Thursday, 26 January 1911

Scott

"Captain Scott and the Southern [depot-laying] Party .... Erebus in background. Photograph taken on the 26th of January 1911, by Herbert George Ponting." Standing, left to right, are Crean, Keohane, Gran, Scott, Forde, Meares, Cherry-Garrard, Oates, and Atkinson, and sitting on the sledge, Wilson and Bowers. [1]

As the pony teams made their way across land to Glacier Tongue, Scott and the dog teams came round on the Terra Nova to their rendezvous. "Pennell had the men aft and I thanked them for their splendid work," wrote Scott. "They have behaved like bricks and a finer lot of fellows never sailed in a ship." [2]

Pennell would later write, "From the first meeting with Captain Scott in London till saying good bye when he started on the Depot journey in January 1911, he never in any way showed me anything but the greatest kindness and forbearance, & I cannot say how truly grateful I have always been to him. "It seems almost a mockery to say that his example helps one now & will help in the future in getting over difficulties & despising one's own troubles & petty worries; but I do feel that to have been allowed to serve under such a man & to have been trusted by him in work that was his life's work is far & away the greatest reward the expedition could have given me." [3]

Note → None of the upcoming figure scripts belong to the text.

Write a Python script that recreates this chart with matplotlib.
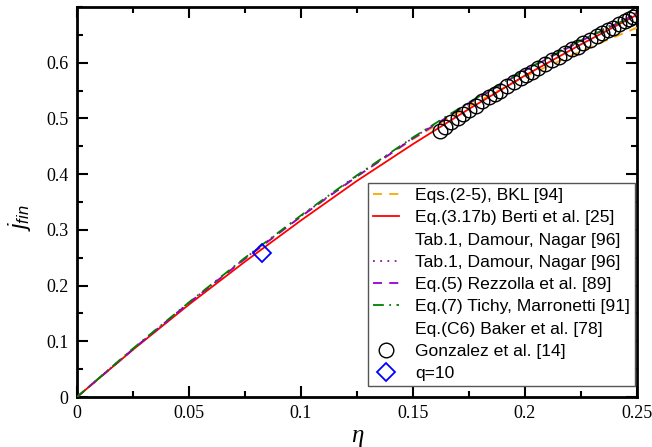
import matplotlib
matplotlib.use("Agg")
import matplotlib.pyplot as plt
from matplotlib.ticker import MultipleLocator

plt.rcParams['mathtext.fontset'] = 'custom'
plt.rcParams['mathtext.it'] = 'Liberation Sans:italic'
plt.rcParams['mathtext.rm'] = 'Liberation Sans'

# sampled eta values for the fit curves
eta_curve = [0.0, 0.025, 0.05, 0.075, 0.1, 0.125, 0.15, 0.175, 0.2, 0.225, 0.25]
j_bkl     = [0.0, 0.085, 0.168, 0.248, 0.324, 0.396, 0.463, 0.522, 0.575, 0.621, 0.663]
j_berti   = [0.0, 0.085, 0.166, 0.243, 0.317, 0.388, 0.454, 0.517, 0.577, 0.633, 0.686]
j_damour  = [0.0, 0.086, 0.169, 0.249, 0.325, 0.397, 0.465, 0.529, 0.588, 0.641, 0.690]
j_rezz    = [0.0, 0.086, 0.169, 0.248, 0.324, 0.396, 0.464, 0.527, 0.586, 0.639, 0.688]
j_tichy   = [0.0, 0.087, 0.170, 0.250, 0.326, 0.398, 0.466, 0.529, 0.587, 0.640, 0.687]
j_baker   = [0.0, 0.086, 0.169, 0.248, 0.324, 0.396, 0.464, 0.527, 0.586, 0.639, 0.688]

# Gonzalez et al. data points
eta_gonz = [0.162, 0.1645, 0.167, 0.170, 0.1725, 0.175, 0.178, 0.181, 0.184, 0.1865,
            0.189, 0.192, 0.195, 0.198, 0.2005, 0.203, 0.206, 0.209, 0.212, 0.215,
            0.218, 0.221, 0.2235, 0.226, 0.229, 0.232, 0.2345, 0.237, 0.2395, 0.242,
            0.2445, 0.2465, 0.248, 0.2495]
j_gonz   = [0.477, 0.485, 0.493, 0.501, 0.508, 0.515, 0.523, 0.531, 0.538, 0.544,
            0.550, 0.558, 0.565, 0.572, 0.578, 0.584, 0.591, 0.598, 0.604, 0.611,
            0.617, 0.624, 0.629, 0.635, 0.641, 0.648, 0.653, 0.658, 0.663, 0.669,
            0.674, 0.678, 0.682, 0.686]

# q=10 point
eta_q10 = [0.0826]
j_q10 = [0.259]

xticks = [0, 0.05, 0.1, 0.15, 0.2, 0.25]
xticklabels = ['0', '0.05', '0.1', '0.15', '0.2', '0.25']
yticks = [0, 0.1, 0.2, 0.3, 0.4, 0.5, 0.6]
yticklabels = ['0', '0.1', '0.2', '0.3', '0.4', '0.5', '0.6']

labels = ["Eqs.(2-5), BKL [94]", "Eq.(3.17b) Berti et al. [25]", "Tab.1, Damour, Nagar [96]",
          "Tab.1, Damour, Nagar [96]", "Eq.(5) Rezzolla et al. [89]",
          "Eq.(7) Tichy, Marronetti [91]", "Eq.(C6) Baker et al. [78]",
          "Gonzalez et al. [14]", "q=10"]

fig = plt.figure(figsize=(6.52, 4.47), dpi=100)
ax = fig.add_axes([77/652, 50/447, 560/652, 390/447])

h = []
h += ax.plot(eta_curve, j_bkl, color='#FFA500', ls=(0, (5, 4)), lw=1.3, label=labels[0], zorder=3)
h += ax.plot(eta_curve, j_berti, color='red', ls='-', lw=1.3, label=labels[1], zorder=3)
h += ax.plot(eta_curve, j_damour, color='white', ls='-', lw=1.0, label=labels[2], zorder=1)
h += ax.plot(eta_curve, j_damour, color='#8B1A8B', ls=(0, (1, 3)), lw=1.3, label=labels[3], zorder=3)
h += ax.plot(eta_curve, j_rezz, color='#9400D3', ls=(0, (5, 4)), lw=1.3, label=labels[4], zorder=3)
h += ax.plot(eta_curve, j_tichy, color='green', ls=(0, (6, 3, 1, 3)), lw=1.3, label=labels[5], zorder=3)
h += ax.plot(eta_curve, j_baker, color='white', ls='-', lw=1.0, label=labels[6], zorder=1)
h += ax.plot(eta_gonz, j_gonz, ls='none', marker='o', ms=10.5, mfc='none', mec='black', mew=1.0,
             label=labels[7], zorder=4)
h += ax.plot(eta_q10, j_q10, ls='none', marker='D', ms=9, mfc='none', mec='blue', mew=1.3,
             label=labels[8], zorder=5)

ax.set_xlim(0, 0.25)
ax.set_ylim(0, 0.7)
ax.set_xticks(xticks)
ax.set_xticklabels(xticklabels)
ax.set_yticks(yticks)
ax.set_yticklabels(yticklabels)
ax.xaxis.set_minor_locator(MultipleLocator(0.025))
ax.yaxis.set_minor_locator(MultipleLocator(0.05))
ax.tick_params(which='both', direction='in', top=True, right=True, width=1.5)
ax.tick_params(which='major', length=8, pad=6, labelsize=13, labelfontfamily='Liberation Serif')
ax.tick_params(which='minor', length=4)
for sp in ax.spines.values():
    sp.set_linewidth(2)

ax.set_xlabel('η', fontfamily='Liberation Serif', style='italic', fontsize=18, labelpad=2)
ax.set_ylabel(r'$j_{fin}$', fontsize=17)
ax.yaxis.set_label_coords(-0.078, 0.46)

leg = ax.legend(handles=h, loc='lower right', bbox_to_anchor=(1.012, 0.005),
                prop={'family': 'Liberation Sans', 'size': 12.6},
                handlelength=1.5, handletextpad=0.9, labelspacing=0.40,
                borderpad=0.3, fancybox=False, framealpha=1, edgecolor='#555555')
leg.get_frame().set_linewidth(1.0)
leg.set_zorder(10)

fig.savefig('out.png', dpi=100)
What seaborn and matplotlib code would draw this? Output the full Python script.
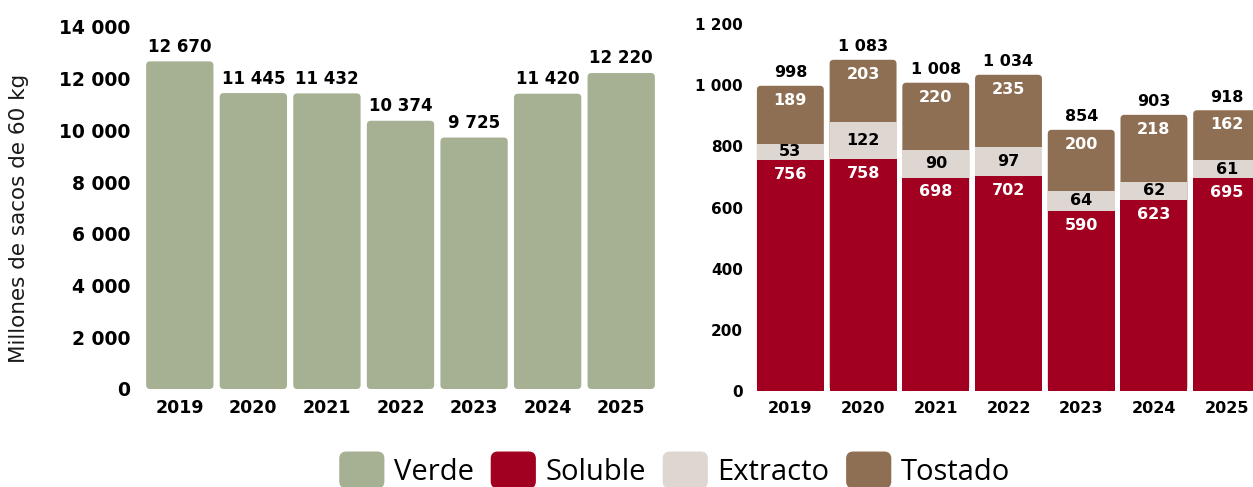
import matplotlib
matplotlib.use("Agg")
import matplotlib.pyplot as plt
import seaborn as sns
import numpy as np
from matplotlib.patches import FancyBboxPatch, Patch
from matplotlib.legend_handler import HandlerPatch

years = ["2019", "2020", "2021", "2022", "2023", "2024", "2025"]
verde = [12670, 11445, 11432, 10374, 9725, 11420, 12220]
soluble = [756, 758, 698, 702, 590, 623, 695]
extracto = [53, 122, 90, 97, 64, 62, 61]
tostado = [189, 203, 220, 235, 200, 218, 162]

left_ticks = [0, 2000, 4000, 6000, 8000, 10000, 12000, 14000]
right_ticks = [0, 200, 400, 600, 800, 1000, 1200]

C_VERDE = "#a6b092"
C_SOLUBLE = "#a10020"
C_EXTRACTO = "#ded6d0"
C_TOSTADO = "#8f6f53"


def fmt(v):
    return "{:,}".format(v).replace(",", " ")


def round_bars(ax, patches, radius_px):
    bbox = ax.get_window_extent()
    x0, x1 = ax.get_xlim()
    y0, y1 = ax.get_ylim()
    px_x = bbox.width / (x1 - x0)
    px_y = bbox.height / (y1 - y0)
    for p in patches:
        rb = FancyBboxPatch((p.get_x(), p.get_y()), p.get_width(), p.get_height(),
                            boxstyle="round,pad=0,rounding_size={}".format(radius_px / px_x),
                            mutation_aspect=px_x / px_y, fc=p.get_facecolor(), ec="none",
                            zorder=p.get_zorder() - 0.5)
        p.remove()
        ax.add_patch(rb)


def legend_box(legend, orig_handle, xdescent, ydescent, width, height, fontsize):
    return FancyBboxPatch((-xdescent, -ydescent), width, height,
                          boxstyle="round,pad=0,rounding_size={}".format(height * 0.18))


def style_axis(ax, ticks, tick_size, year_size, ypad, xpad):
    sns.despine(ax=ax, left=True, bottom=True)
    ax.set_yticks(ticks)
    ax.set_yticklabels([fmt(t) for t in ticks], fontsize=tick_size, fontweight="bold", color="black")
    ax.tick_params(axis="y", length=0, pad=ypad)
    ax.tick_params(axis="x", length=0, pad=xpad, labelsize=year_size, labelcolor="black")
    for lab in ax.get_xticklabels():
        lab.set_fontweight("bold")
    ax.set_xlabel("")
    ax.grid(False)


sns.set_theme(style="white")
plt.rcParams["font.family"] = ["DejaVu Sans"]

fig = plt.figure(figsize=(12.53, 4.87), dpi=100)
ax1 = fig.add_axes([143 / 1253, 1 - 389 / 487, 515 / 1253, 362 / 487])
ax2 = fig.add_axes([754 / 1253, 1 - 391 / 487, 509 / 1253, 367 / 487])

# left: green coffee
sns.barplot(x=years, y=verde, color=C_VERDE, saturation=1, width=0.915, linewidth=0, ax=ax1)
ax1.set_xlim(-0.5, 6.5)
ax1.set_ylim(0, 14000)
style_axis(ax1, left_ticks, 13.5, 12.5, 9, 7)
ax1.set_ylabel("Millones de sacos de 60 kg", fontsize=15.5, color="#1a1a1a")
ax1.yaxis.set_label_coords(-0.222, 0.47)
round_bars(ax1, list(ax1.patches), 4)
for i, v in enumerate(verde):
    ax1.annotate(fmt(v), (i, v), xytext=(0, 4), textcoords="offset points",
                 ha="center", va="bottom", fontsize=12, fontweight="bold", color="black")

# right: processed coffee, stacked
tot = [s + e + t for s, e, t in zip(soluble, extracto, tostado)]
mid = [s + e for s, e in zip(soluble, extracto)]
sns.barplot(x=years, y=tot, color=C_TOSTADO, saturation=1, width=0.92, linewidth=0, ax=ax2)
n_top = len(ax2.patches)
sns.barplot(x=years, y=mid, color=C_EXTRACTO, saturation=1, width=0.92, linewidth=0, ax=ax2)
sns.barplot(x=years, y=soluble, color=C_SOLUBLE, saturation=1, width=0.92, linewidth=0, ax=ax2)
ax2.set_xlim(-0.5, 6.5)
ax2.set_ylim(0, 1200)
style_axis(ax2, right_ticks, 11, 11.5, 8, 7)
ax2.set_ylabel("")
round_bars(ax2, list(ax2.patches)[:n_top], 4)

for i in range(len(years)):
    ax2.annotate(fmt(tot[i]), (i, tot[i]), xytext=(0, 4), textcoords="offset points",
                 ha="center", va="bottom", fontsize=11.5, fontweight="bold", color="black")
    ax2.annotate(fmt(tostado[i]), (i, tot[i]), xytext=(0, -5), textcoords="offset points",
                 ha="center", va="top", fontsize=11.5, fontweight="bold", color="white")
    ax2.annotate(fmt(extracto[i]), (i, soluble[i] + extracto[i] / 2), ha="center", va="center",
                 fontsize=11.5, fontweight="bold", color="black")
    ax2.annotate(fmt(soluble[i]), (i, soluble[i]), xytext=(0, -5), textcoords="offset points",
                 ha="center", va="top", fontsize=11.5, fontweight="bold", color="white")

handles = [Patch(color=C_VERDE), Patch(color=C_SOLUBLE), Patch(color=C_EXTRACTO), Patch(color=C_TOSTADO)]
labels = ["Verde", "Soluble", "Extracto", "Tostado"]
leg = fig.legend(handles, labels, loc="center", bbox_to_anchor=(675 / 1253, 1 - 470 / 487), ncol=4,
                 frameon=False, prop={"family": "Open Sans", "size": 21},
                 handlelength=1.5, handleheight=1.5, handletextpad=0.35, columnspacing=0.6,
                 handler_map={Patch: HandlerPatch(patch_func=legend_box)})
for t in leg.get_texts():
    t.set_color("black")

fig.savefig("out.png", dpi=100)
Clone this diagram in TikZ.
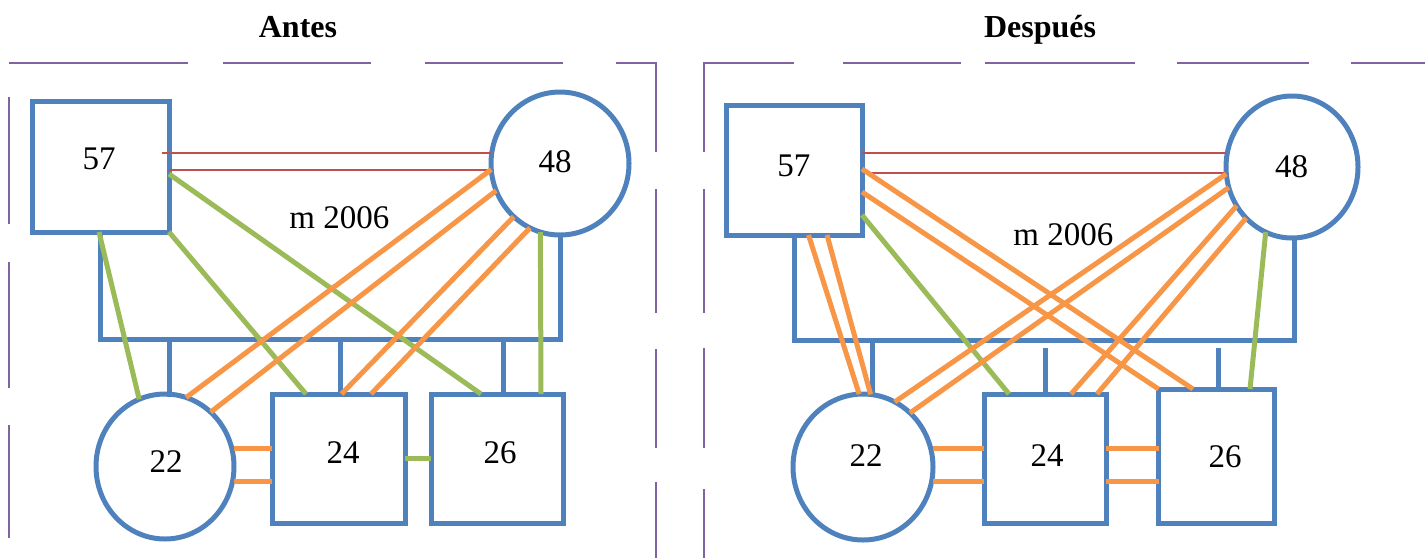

At the same time, Taylor, Debenham, and Wright, along with P.O. Evans to teach them sledging techniques, headed off for two months reconnoitering the glaciers west of Cape Evans, whilst Ponting, Nelson, Day, and Lashly set out on a short photographic trip to Cape Royds. Campbell and his Eastern Party were bound for a year in King Edward VII Land.


Amundsen

The hut was completed after ten days, while the men continued unloading and transporting supplies from the Fram, and hunting and flensing seals and penguins for the coming winter.

Amundsen wrote in his diary, "6 inches of snow fell during the night. The going was bad [but] we did 6 runs and tomorrow we will finish.... It was a brilliant piece of work, and I cannot but admire the patience and diligence of all concerned." [4]


Notes:

[1] Alexander Turnbull Library, National Library of New Zealand.
[2] R.F. Scott, diary, 26 January, 1911, quoted in Scott's Last Expedition : the Journals, v.1.
[3] Harry Pennell, letter to Kathleen Scott, 2 March, 1913, quoted by David Crane in Scott of the Antarctic (New York : Knopf, c2005), p.412.
[4] Roald Amundsen, diary, [27 January, 1911], quoted by Roland Huntford in The Amundsen Photographs (London : Hodder & Stoughton, c1987), p.83.